[DESCRIPTION OF THE TASK]: Scan the data below for the string "React". Copy every line where it appears.

[DATASET EXTRACT]:
---------------

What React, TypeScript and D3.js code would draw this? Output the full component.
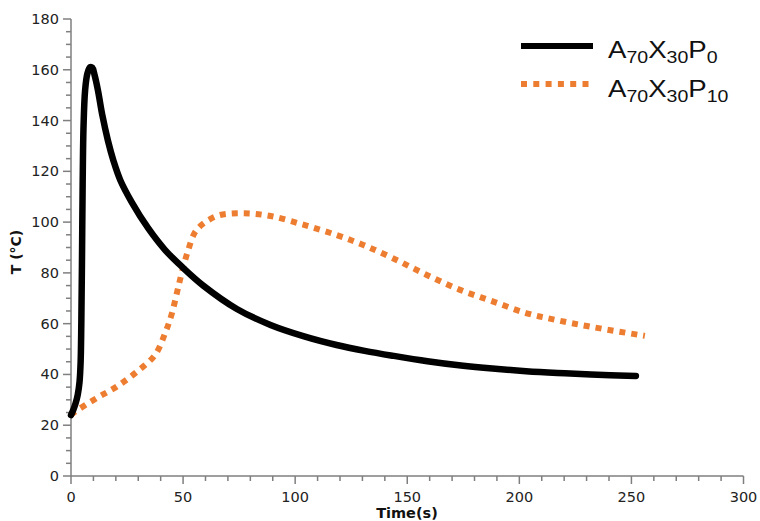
import React from "react";
import * as d3 from "d3";

const p0Time = [0, 1, 2, 3, 3.8, 4.3, 4.6, 4.9, 5.2, 5.6, 6.3, 7.3, 8.5, 9.5, 10.5, 12, 14, 16.5, 19, 22, 27, 34.5, 42, 50, 59, 74, 89, 104, 118.5, 131, 144, 159, 174, 188, 203, 217, 232, 252];
const p0Temp = [24, 26, 28.5, 32, 37, 45, 60, 85, 115, 138, 152, 158.5, 161, 160.8, 158, 152, 142, 132, 124, 116.5, 108, 97.5, 89, 82, 75, 65.8, 59.5, 55, 51.6, 49.3, 47.3, 45.2, 43.5, 42.3, 41.3, 40.6, 40, 39.4];

const p10Time = [0, 1, 11.5, 20.4, 29.3, 37.5, 42, 45, 47.9, 50.1, 52.3, 55, 58, 61.3, 66.5, 77, 89, 104, 118.5, 130.4, 143.8, 158.7, 173.6, 188.4, 203.3, 216.7, 233, 256];
const p10Temp = [24, 24.8, 30.7, 35.2, 41, 47.7, 56.3, 64, 74.6, 82.4, 89, 95.5, 98.7, 100.8, 102.8, 103.5, 102.4, 98.9, 94.9, 91, 85.7, 79.2, 73.3, 68.7, 64.1, 61.4, 58.6, 55.2];

const xTicks = [0, 50, 100, 150, 200, 250, 300];
const yTicks = [0, 20, 40, 60, 80, 100, 120, 140, 160, 180];

const W = 760, H = 521;
const x = d3.scaleLinear().domain([0, 300]).range([71, 743.5]);
const y = d3.scaleLinear().domain([0, 180]).range([476, 19]);

const line = d3.line<[number, number]>().x(d => x(d[0])).y(d => y(d[1])).curve(d3.curveCatmullRom.alpha(0.5));
const p0 = p0Time.map((t, i) => [t, p0Temp[i]] as [number, number]);
const p10 = p10Time.map((t, i) => [t, p10Temp[i]] as [number, number]);

const axisColor = "#7f7f7f";
const orange = "#ED7D31";
const tickFont = "'DejaVu Sans', Verdana, sans-serif";
const legendFont = "'Liberation Sans', Arial, sans-serif";

function LegendLabel({ bx, by, subs }: { bx: number; by: number; subs: string[] }) {
  const mains = ["A", "X", "P"];
  return (
    <text transform={`translate(${bx},${by}) scale(1.15,1)`} fontFamily={legendFont} fontSize={24} fill="#111">
      {mains.map((m, i) => (
        <React.Fragment key={i}>
          <tspan dy={i === 0 ? 0 : -5}>{m}</tspan>
          <tspan fontSize={17} dy={5}>{subs[i]}</tspan>
        </React.Fragment>
      ))}
    </text>
  );
}

export default function App() {
  const xMinor = d3.range(0, 301, 10).filter(v => v % 50 !== 0);
  const yMinor = d3.range(0, 181, 5).filter(v => v % 20 !== 0);
  return (
    <svg width={W} height={H} style={{ position: "absolute", left: 0, top: 0, background: "#fff" }}>
      <line x1={x(0)} x2={x(300)} y1={y(0)} y2={y(0)} stroke={axisColor} strokeWidth={1.5} />
      <line x1={x(0)} x2={x(0)} y1={y(0)} y2={y(180)} stroke={axisColor} strokeWidth={1.5} />
      {xTicks.map(v => (
        <g key={"xt" + v}>
          <line x1={x(v)} x2={x(v)} y1={y(0)} y2={y(0) + 8} stroke={axisColor} strokeWidth={1.5} />
          <text x={x(v)} y={502} textAnchor="middle" fontFamily={tickFont} fontSize={14.5} fill="#222">{v}</text>
        </g>
      ))}
      {xMinor.map(v => (
        <line key={"xm" + v} x1={x(v)} x2={x(v)} y1={y(0)} y2={y(0) + 5} stroke={axisColor} strokeWidth={1.5} />
      ))}
      {yTicks.map(v => (
        <g key={"yt" + v}>
          <line x1={x(0) - 8} x2={x(0)} y1={y(v)} y2={y(v)} stroke={axisColor} strokeWidth={1.5} />
          <text x={59} y={y(v) + 5} textAnchor="end" fontFamily={tickFont} fontSize={14.5} fill="#222">{v}</text>
        </g>
      ))}
      {yMinor.map(v => (
        <line key={"ym" + v} x1={x(0) - 5} x2={x(0)} y1={y(v)} y2={y(v)} stroke={axisColor} strokeWidth={1.5} />
      ))}
      <text x={407} y={518} textAnchor="middle" fontFamily={tickFont} fontWeight="bold" fontSize={14.5} fill="#111">Time(s)</text>
      <text transform={`translate(21,252) rotate(-90)`} textAnchor="middle" fontFamily={tickFont} fontWeight="bold" fontSize={14} fill="#111">T (°C)</text>
      <path d={line(p10) || ""} fill="none" stroke={orange} strokeWidth={6} strokeDasharray="6 6" />
      <path d={line(p0) || ""} fill="none" stroke="#000" strokeWidth={6.5} strokeLinecap="round" strokeLinejoin="round" />
      <line x1={521} x2={593} y1={46} y2={46} stroke="#000" strokeWidth={6} />
      <LegendLabel bx={608} by={58} subs={["70", "30", "0"]} />
      <line x1={521} x2={590} y1={84} y2={84} stroke={orange} strokeWidth={6} strokeDasharray="6 6.3" />
      <LegendLabel bx={608} by={97} subs={["70", "30", "10"]} />
    </svg>
  );
}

---------------

[ANSWER TO THIS TASK]:
What React, TypeScript and D3.js code would draw this? Output the full component.
import React from "react";
        <React.Fragment key={i}>
        </React.Fragment>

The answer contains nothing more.